Франция в 1881-1882 годах. — Страдания рабочих в Лионе. — Взрыв в кафе Бэлькур. — Мой арест. — Суд в Лионе

Анархическое движение во Франции значительно раз­рослось в 1881—1882 годах. Вообще принято было думать, что дух французов враждебен коммунизму, и поэто­му в Интернациональной рабочей ассоциации пропове­довался «коллективизм». В то время под коллективизмом подразумевалось обобществление средств производства и свобода для каждой группы производителей определить потребление на основе индивидуалистической или комму­нистической. В действительности же французский дух враждебен только казарменному коммунизму, то есть фаланстериям старой школы и «армиям труда», о которых говорилось в сороковых годах. Когда же Юрская феде­рация на конгрессе 1880 года смело высказалась за анар­хический коммунизм, то есть за вольный коммунизм, анархические воззрения сейчас же нашли во Франции многих сторонников. Наша газета стала шире распростра­няться; мы вступили в деятельную переписку со многими французскими рабочими, и значительное анархическое движение быстро развилось в Париже и в некоторых про­винциях, в особенности же вокруг Лиона. Пересекая Францию, на пути из Тонона в Лондон, я посетил Лион, Сент-Этьен и Виенн, где читал лекции. В этих городах я нашел значительное число рабочих, готовых принять наши воззрения.

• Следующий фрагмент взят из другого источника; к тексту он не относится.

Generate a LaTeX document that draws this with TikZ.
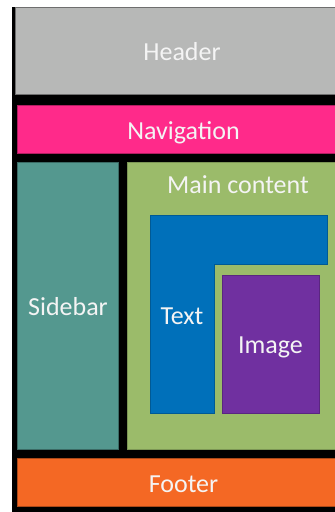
\documentclass[tikz,border=0pt]{standalone}
\usepackage{fontspec}
\setmainfont{Carlito}
\begin{document}
\begin{tikzpicture}[x=1pt,y=-1pt,
  region/.style={line width=0.6pt},
  lbl/.style={anchor=base,inner sep=0pt,text=labelwhite,font=\fontsize{26}{30}\selectfont}]
\definecolor{labelwhite}{RGB}{244,244,244}
\definecolor{headergray}{RGB}{183,184,183}
\definecolor{navpink}{RGB}{255,42,138}
\definecolor{sideteal}{RGB}{84,152,143}
\definecolor{maingreen}{RGB}{155,187,106}
\definecolor{textblue}{RGB}{0,112,186}
\definecolor{imgpurple}{RGB}{112,48,160}
\definecolor{footorange}{RGB}{244,104,36}
% page frame
\useasboundingbox (0,0) rectangle (335,512);
\fill[white] (0,0) rectangle (335,512);
\fill[black] (12,7) rectangle (335,512);
% page regions
\filldraw[region,fill=headergray,draw=headergray!60!black] (15,7) rectangle (336,94);
\filldraw[region,fill=navpink,draw=navpink!70!black] (17,105) rectangle (336,153);
\filldraw[region,fill=sideteal,draw=sideteal!70!black] (17,162) rectangle (118,449);
\filldraw[region,fill=maingreen,draw=maingreen!80!black] (127,162) rectangle (336,449);
\filldraw[region,fill=textblue,draw=textblue!80!black] (150,215) -- (327,215) -- (327,264) -- (214,264) -- (214,413) -- (150,413) -- cycle;
\filldraw[region,fill=imgpurple,draw=imgpurple!80!black] (222,275) rectangle (319,413);
\filldraw[region,fill=footorange,draw=footorange!70!black] (17,458) rectangle (336,506);
% labels
\node[lbl] (header) at (182,60) {Header};
\node[lbl] (nav) at (183.5,139) {Navigation};
\node[lbl] (main) at (238,193) {Main content};
\node[lbl] (side) at (68,315) {Sidebar};
\node[lbl] (text) at (182,324) {Text};
\node[lbl] (image) at (270.5,353) {Image};
\node[lbl] (footer) at (183.5,492) {Footer};
\end{tikzpicture}
\end{document}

В конце 1882 года в Лионском округе свирепствовал страшный кризис. Производство шелков было совсем па­рализовано, а нищета среди ткачей была так велика, что множество детей толпилось по утрам у ворот казарм, где солдаты раздавали им остатки своего хлеба и супа. Тут началась, между прочим, популярность генерала Буланже, разрешившего солдатам раздачу остатков от их харчей. Углекопы во всей области тоже находились в край­не бедственном положении.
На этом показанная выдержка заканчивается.